* [Exercise prompt] Leave out any pictures and transcribe all other data below exactly.

>> Begin Data for this exercise

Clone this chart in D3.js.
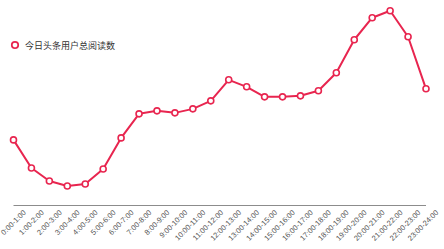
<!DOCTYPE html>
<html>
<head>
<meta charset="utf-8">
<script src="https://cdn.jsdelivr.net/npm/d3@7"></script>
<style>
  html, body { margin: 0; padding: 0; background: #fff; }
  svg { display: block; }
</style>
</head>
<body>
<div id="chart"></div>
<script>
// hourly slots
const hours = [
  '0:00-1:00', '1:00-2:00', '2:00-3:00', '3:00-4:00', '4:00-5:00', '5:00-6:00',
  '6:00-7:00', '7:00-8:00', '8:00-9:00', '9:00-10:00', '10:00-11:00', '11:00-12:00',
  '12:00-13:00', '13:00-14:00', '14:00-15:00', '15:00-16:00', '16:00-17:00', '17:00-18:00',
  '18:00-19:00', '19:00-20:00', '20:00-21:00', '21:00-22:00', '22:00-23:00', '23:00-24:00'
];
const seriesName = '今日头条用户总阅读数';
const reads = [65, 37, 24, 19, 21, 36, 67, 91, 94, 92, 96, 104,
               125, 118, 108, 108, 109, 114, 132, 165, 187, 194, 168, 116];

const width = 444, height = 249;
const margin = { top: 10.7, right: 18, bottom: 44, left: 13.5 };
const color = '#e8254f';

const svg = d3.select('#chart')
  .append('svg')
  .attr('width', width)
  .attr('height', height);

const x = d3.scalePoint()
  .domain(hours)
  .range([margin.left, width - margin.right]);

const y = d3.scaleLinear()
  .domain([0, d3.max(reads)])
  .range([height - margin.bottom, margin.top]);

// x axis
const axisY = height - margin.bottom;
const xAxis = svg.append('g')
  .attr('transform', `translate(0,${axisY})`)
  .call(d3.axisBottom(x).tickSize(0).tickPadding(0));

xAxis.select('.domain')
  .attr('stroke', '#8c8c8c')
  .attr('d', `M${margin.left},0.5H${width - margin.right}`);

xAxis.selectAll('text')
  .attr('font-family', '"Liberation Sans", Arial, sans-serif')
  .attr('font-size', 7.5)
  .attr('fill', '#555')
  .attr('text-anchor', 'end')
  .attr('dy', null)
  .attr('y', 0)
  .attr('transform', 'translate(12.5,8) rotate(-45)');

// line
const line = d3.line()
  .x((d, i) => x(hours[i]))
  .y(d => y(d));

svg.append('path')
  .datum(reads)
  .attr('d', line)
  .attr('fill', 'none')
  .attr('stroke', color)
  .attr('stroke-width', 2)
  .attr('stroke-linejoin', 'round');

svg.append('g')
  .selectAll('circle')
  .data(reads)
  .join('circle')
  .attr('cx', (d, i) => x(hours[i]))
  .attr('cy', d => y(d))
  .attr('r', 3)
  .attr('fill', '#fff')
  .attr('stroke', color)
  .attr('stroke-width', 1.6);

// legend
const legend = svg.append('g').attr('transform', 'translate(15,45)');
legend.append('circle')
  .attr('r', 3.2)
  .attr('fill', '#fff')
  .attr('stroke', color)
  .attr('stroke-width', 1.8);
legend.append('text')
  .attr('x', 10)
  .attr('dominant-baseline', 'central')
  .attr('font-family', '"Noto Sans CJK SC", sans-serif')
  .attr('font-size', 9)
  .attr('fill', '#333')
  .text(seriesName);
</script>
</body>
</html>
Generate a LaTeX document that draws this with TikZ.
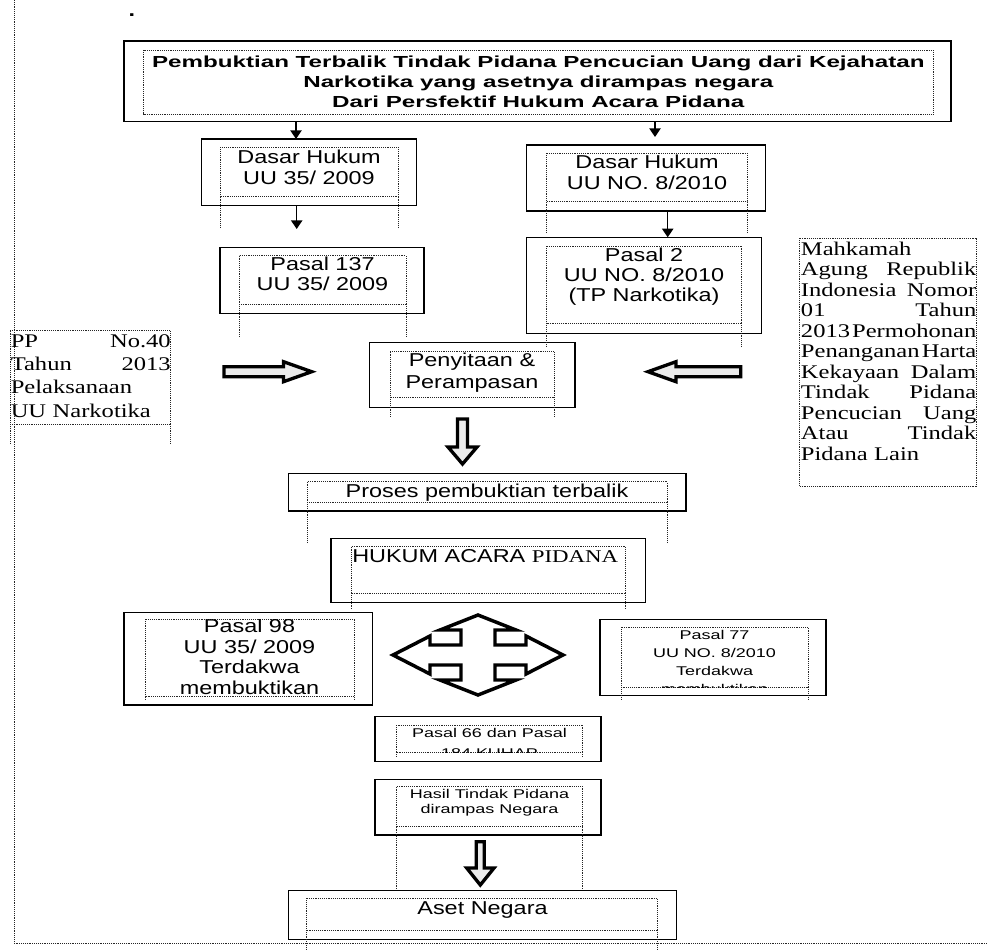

>> End Data for this exercise

* [Problem solution]
Clone this chart in D3.js.
<!DOCTYPE html>
<html>
<head>
<meta charset="utf-8">
<script src="https://cdn.jsdelivr.net/npm/d3@7"></script>
<style>
  html, body { margin: 0; padding: 0; background: #fff; }
  svg { display: block; }
</style>
</head>
<body>
<div id="chart"></div>
<script>
// hourly slots
const hours = [
  '0:00-1:00', '1:00-2:00', '2:00-3:00', '3:00-4:00', '4:00-5:00', '5:00-6:00',
  '6:00-7:00', '7:00-8:00', '8:00-9:00', '9:00-10:00', '10:00-11:00', '11:00-12:00',
  '12:00-13:00', '13:00-14:00', '14:00-15:00', '15:00-16:00', '16:00-17:00', '17:00-18:00',
  '18:00-19:00', '19:00-20:00', '20:00-21:00', '21:00-22:00', '22:00-23:00', '23:00-24:00'
];
const seriesName = '今日头条用户总阅读数';
const reads = [65, 37, 24, 19, 21, 36, 67, 91, 94, 92, 96, 104,
               125, 118, 108, 108, 109, 114, 132, 165, 187, 194, 168, 116];

const width = 444, height = 249;
const margin = { top: 10.7, right: 18, bottom: 44, left: 13.5 };
const color = '#e8254f';

const svg = d3.select('#chart')
  .append('svg')
  .attr('width', width)
  .attr('height', height);

const x = d3.scalePoint()
  .domain(hours)
  .range([margin.left, width - margin.right]);

const y = d3.scaleLinear()
  .domain([0, d3.max(reads)])
  .range([height - margin.bottom, margin.top]);

// x axis
const axisY = height - margin.bottom;
const xAxis = svg.append('g')
  .attr('transform', `translate(0,${axisY})`)
  .call(d3.axisBottom(x).tickSize(0).tickPadding(0));

xAxis.select('.domain')
  .attr('stroke', '#8c8c8c')
  .attr('d', `M${margin.left},0.5H${width - margin.right}`);

xAxis.selectAll('text')
  .attr('font-family', '"Liberation Sans", Arial, sans-serif')
  .attr('font-size', 7.5)
  .attr('fill', '#555')
  .attr('text-anchor', 'end')
  .attr('dy', null)
  .attr('y', 0)
  .attr('transform', 'translate(12.5,8) rotate(-45)');

// line
const line = d3.line()
  .x((d, i) => x(hours[i]))
  .y(d => y(d));

svg.append('path')
  .datum(reads)
  .attr('d', line)
  .attr('fill', 'none')
  .attr('stroke', color)
  .attr('stroke-width', 2)
  .attr('stroke-linejoin', 'round');

svg.append('g')
  .selectAll('circle')
  .data(reads)
  .join('circle')
  .attr('cx', (d, i) => x(hours[i]))
  .attr('cy', d => y(d))
  .attr('r', 3)
  .attr('fill', '#fff')
  .attr('stroke', color)
  .attr('stroke-width', 1.6);

// legend
const legend = svg.append('g').attr('transform', 'translate(15,45)');
legend.append('circle')
  .attr('r', 3.2)
  .attr('fill', '#fff')
  .attr('stroke', color)
  .attr('stroke-width', 1.8);
legend.append('text')
  .attr('x', 10)
  .attr('dominant-baseline', 'central')
  .attr('font-family', '"Noto Sans CJK SC", sans-serif')
  .attr('font-size', 9)
  .attr('fill', '#333')
  .text(seriesName);
</script>
</body>
</html>
Generate a LaTeX document that draws this with TikZ.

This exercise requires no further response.